To describe this as nonsense is a slander on nonsense. It is freely conceded that the grand-jury inquest into Brown’s killing was more a political than a legal exercise. That, however, was the result of intimidation by the Left’s race-mythology agitators — very much including the president and the attorney general of the United States. It was clearly not aimed at benefitting Wilson.

In a typical case, prosecutors rely on the low probable-cause threshold applicable in grand-jury investigations only for the purpose of limiting how much evidence they need to present. Contrary to another regnant myth, guilt is not in doubt in most criminal cases. Overwhelmingly, they are open-and-shut, often supported by post-arrest confessions. As a result, the grand jury can appear to be a pro forma exercise — a cookie-cutter procedure the Constitution requires before an accused person can be convicted of a crime he not only clearly committed but to which he will almost certainly plead guilty.

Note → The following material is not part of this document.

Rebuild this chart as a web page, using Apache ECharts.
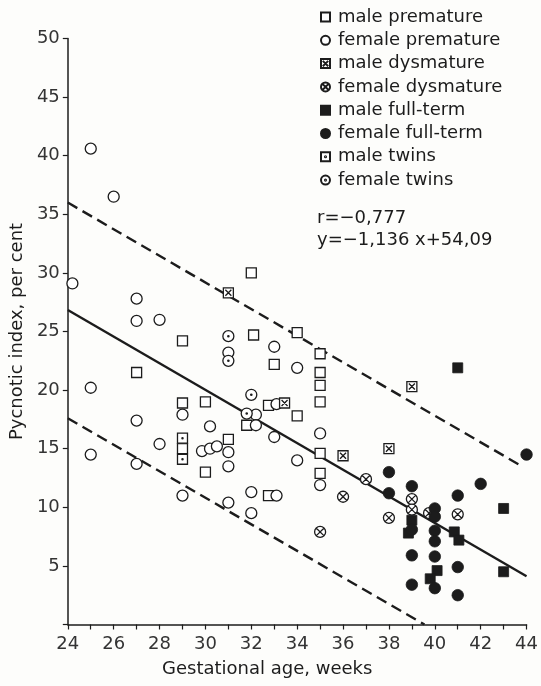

On the other hand, when convinced that the subject of an investigation either is innocent or is incapable of being proven guilty beyond a reasonable doubt, prosecutors do not present the case to the grand jury. That’s because their focus is the trial, not the indictment. If, after preliminary investigation, prosecutors do not assess the evidence as strong enough to convince a trial jury to render a unanimous guilty verdict, they dismiss the case on the basis of their own professional judgment — it never sees the grand-jury room.